TASK OBJECTIVE. Report how many lines of these entries hold the string "draws"; reply with the number alone.

»»

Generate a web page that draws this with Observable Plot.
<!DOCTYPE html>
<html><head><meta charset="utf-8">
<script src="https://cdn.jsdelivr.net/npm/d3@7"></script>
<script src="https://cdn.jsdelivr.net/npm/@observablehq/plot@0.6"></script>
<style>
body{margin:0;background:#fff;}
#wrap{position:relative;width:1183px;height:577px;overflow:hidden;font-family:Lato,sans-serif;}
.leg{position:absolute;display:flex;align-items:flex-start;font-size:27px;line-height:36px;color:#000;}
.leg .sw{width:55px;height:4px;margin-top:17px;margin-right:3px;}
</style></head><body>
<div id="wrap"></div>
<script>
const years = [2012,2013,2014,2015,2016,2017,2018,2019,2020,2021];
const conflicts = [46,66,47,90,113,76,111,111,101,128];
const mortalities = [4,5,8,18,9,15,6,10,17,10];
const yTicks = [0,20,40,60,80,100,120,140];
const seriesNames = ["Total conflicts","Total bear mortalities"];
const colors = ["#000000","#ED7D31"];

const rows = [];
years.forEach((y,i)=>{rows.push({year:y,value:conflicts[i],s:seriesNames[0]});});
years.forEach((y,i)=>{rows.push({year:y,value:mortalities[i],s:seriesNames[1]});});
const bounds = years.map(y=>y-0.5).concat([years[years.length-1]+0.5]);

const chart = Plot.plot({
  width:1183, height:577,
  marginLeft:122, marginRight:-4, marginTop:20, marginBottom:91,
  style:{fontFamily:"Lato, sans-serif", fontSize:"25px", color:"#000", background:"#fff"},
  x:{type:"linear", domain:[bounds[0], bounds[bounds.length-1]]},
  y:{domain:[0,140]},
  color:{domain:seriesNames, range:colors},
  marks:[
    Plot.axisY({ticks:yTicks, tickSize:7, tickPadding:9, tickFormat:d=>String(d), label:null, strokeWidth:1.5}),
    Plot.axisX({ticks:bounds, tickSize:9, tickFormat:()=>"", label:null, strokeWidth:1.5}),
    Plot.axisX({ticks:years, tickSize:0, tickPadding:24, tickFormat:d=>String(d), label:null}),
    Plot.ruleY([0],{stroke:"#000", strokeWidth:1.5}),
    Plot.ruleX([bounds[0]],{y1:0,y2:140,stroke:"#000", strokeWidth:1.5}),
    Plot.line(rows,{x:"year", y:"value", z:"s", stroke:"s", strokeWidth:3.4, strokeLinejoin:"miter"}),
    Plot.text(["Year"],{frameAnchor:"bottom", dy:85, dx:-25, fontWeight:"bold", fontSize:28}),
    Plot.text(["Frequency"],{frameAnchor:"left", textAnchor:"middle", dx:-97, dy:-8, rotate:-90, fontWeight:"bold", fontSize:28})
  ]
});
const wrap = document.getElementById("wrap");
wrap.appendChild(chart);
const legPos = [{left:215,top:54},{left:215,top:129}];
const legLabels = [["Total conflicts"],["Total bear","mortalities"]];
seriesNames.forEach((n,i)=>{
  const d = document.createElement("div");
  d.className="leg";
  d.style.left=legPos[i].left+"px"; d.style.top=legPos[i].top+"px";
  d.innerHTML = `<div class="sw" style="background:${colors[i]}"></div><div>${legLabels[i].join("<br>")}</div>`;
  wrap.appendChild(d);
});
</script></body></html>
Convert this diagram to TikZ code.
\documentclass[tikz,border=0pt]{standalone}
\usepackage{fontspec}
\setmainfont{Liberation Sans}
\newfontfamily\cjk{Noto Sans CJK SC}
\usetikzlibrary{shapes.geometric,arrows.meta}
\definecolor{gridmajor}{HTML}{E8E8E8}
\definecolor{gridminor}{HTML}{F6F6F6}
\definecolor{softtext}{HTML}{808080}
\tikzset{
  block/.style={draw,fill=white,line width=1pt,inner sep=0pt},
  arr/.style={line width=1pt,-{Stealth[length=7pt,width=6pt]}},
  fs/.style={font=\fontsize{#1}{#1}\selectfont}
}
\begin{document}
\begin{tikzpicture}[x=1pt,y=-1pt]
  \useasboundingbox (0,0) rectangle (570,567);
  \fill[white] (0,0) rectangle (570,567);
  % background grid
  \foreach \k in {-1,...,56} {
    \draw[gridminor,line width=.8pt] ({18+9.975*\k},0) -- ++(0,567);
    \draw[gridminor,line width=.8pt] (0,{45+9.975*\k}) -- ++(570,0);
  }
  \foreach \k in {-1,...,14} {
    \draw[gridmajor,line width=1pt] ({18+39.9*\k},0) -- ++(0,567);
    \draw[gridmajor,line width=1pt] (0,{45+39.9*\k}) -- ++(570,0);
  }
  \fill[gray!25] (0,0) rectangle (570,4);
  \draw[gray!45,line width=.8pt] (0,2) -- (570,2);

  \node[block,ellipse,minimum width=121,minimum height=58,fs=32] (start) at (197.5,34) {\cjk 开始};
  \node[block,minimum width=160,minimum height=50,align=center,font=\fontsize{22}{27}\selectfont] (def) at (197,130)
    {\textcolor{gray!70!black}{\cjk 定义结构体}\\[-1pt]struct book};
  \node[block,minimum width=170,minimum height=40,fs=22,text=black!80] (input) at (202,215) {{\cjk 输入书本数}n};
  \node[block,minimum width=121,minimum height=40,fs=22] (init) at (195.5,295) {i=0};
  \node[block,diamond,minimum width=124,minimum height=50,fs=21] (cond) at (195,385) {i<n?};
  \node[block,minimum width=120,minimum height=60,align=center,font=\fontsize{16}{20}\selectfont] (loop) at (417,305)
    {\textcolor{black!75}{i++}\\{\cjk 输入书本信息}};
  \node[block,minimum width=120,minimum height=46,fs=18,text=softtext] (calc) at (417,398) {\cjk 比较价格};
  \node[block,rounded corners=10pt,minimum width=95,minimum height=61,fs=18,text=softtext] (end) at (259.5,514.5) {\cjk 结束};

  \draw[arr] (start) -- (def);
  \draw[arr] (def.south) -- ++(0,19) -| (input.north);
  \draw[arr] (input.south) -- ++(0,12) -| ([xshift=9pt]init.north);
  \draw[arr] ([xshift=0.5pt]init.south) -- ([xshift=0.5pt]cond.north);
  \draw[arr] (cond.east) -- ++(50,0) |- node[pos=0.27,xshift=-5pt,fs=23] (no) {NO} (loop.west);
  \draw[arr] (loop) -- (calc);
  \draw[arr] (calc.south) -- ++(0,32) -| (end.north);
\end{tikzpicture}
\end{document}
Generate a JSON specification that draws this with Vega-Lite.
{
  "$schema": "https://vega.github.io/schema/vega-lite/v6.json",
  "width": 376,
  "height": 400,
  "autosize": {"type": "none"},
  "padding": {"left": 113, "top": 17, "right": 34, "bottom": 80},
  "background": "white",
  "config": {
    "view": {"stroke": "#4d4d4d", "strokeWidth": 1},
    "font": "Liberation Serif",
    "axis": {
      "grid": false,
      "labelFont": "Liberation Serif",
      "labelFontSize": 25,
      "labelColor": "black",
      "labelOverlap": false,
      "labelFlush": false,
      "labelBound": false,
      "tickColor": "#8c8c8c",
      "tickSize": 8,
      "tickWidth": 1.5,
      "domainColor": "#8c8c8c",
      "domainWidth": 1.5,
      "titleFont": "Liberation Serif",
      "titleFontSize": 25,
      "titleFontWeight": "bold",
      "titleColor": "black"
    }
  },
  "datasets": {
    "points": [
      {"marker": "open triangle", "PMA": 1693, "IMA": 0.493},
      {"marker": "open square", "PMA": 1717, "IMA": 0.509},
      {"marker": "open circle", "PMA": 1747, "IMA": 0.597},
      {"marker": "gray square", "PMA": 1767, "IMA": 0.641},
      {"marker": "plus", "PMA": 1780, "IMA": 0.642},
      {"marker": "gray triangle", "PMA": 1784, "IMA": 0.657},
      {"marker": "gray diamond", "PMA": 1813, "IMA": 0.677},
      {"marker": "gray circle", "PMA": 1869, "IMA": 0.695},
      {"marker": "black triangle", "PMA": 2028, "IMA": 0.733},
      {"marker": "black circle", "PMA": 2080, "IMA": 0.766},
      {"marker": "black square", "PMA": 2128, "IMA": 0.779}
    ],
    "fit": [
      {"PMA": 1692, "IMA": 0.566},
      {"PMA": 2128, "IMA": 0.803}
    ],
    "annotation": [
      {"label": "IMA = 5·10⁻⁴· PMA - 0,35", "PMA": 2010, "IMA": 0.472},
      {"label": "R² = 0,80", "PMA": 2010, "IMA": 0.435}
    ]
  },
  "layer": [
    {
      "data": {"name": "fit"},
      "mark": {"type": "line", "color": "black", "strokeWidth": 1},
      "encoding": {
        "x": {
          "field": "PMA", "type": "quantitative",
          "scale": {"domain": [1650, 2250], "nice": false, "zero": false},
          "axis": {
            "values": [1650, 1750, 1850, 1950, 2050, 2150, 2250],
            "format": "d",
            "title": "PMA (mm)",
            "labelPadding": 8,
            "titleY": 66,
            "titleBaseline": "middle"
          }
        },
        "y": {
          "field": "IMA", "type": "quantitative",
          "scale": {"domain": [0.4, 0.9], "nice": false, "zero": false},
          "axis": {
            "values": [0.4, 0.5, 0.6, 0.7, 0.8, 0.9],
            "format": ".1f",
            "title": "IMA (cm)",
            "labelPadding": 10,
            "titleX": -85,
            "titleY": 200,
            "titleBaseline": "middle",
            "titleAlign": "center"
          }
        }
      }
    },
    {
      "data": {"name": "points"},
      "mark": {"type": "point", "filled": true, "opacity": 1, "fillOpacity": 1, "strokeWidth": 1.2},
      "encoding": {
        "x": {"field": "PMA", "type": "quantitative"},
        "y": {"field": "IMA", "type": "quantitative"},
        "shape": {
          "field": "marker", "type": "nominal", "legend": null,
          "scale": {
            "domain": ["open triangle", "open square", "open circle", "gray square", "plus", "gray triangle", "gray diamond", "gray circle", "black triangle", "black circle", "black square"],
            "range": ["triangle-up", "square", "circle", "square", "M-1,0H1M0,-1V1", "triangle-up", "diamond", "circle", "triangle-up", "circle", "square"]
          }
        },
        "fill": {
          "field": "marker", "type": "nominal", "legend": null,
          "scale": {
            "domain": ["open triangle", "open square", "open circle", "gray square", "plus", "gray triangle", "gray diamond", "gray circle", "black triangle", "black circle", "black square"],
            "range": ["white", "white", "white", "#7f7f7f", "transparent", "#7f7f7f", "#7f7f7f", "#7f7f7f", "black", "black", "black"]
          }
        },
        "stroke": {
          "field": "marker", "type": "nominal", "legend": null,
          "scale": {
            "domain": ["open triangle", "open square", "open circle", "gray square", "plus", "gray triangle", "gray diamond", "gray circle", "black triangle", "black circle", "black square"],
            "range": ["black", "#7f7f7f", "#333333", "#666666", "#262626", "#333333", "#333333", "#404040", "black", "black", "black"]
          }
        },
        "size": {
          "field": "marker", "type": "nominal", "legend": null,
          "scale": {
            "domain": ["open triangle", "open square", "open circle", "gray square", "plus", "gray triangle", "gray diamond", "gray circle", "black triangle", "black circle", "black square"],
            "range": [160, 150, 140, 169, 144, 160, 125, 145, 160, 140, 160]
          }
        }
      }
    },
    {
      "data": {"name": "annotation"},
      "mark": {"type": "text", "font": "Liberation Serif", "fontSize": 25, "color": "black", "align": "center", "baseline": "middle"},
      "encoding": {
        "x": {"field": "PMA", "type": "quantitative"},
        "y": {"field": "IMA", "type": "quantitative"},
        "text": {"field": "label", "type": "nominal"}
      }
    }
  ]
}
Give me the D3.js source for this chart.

««

WRITTEN RESPONSE. 2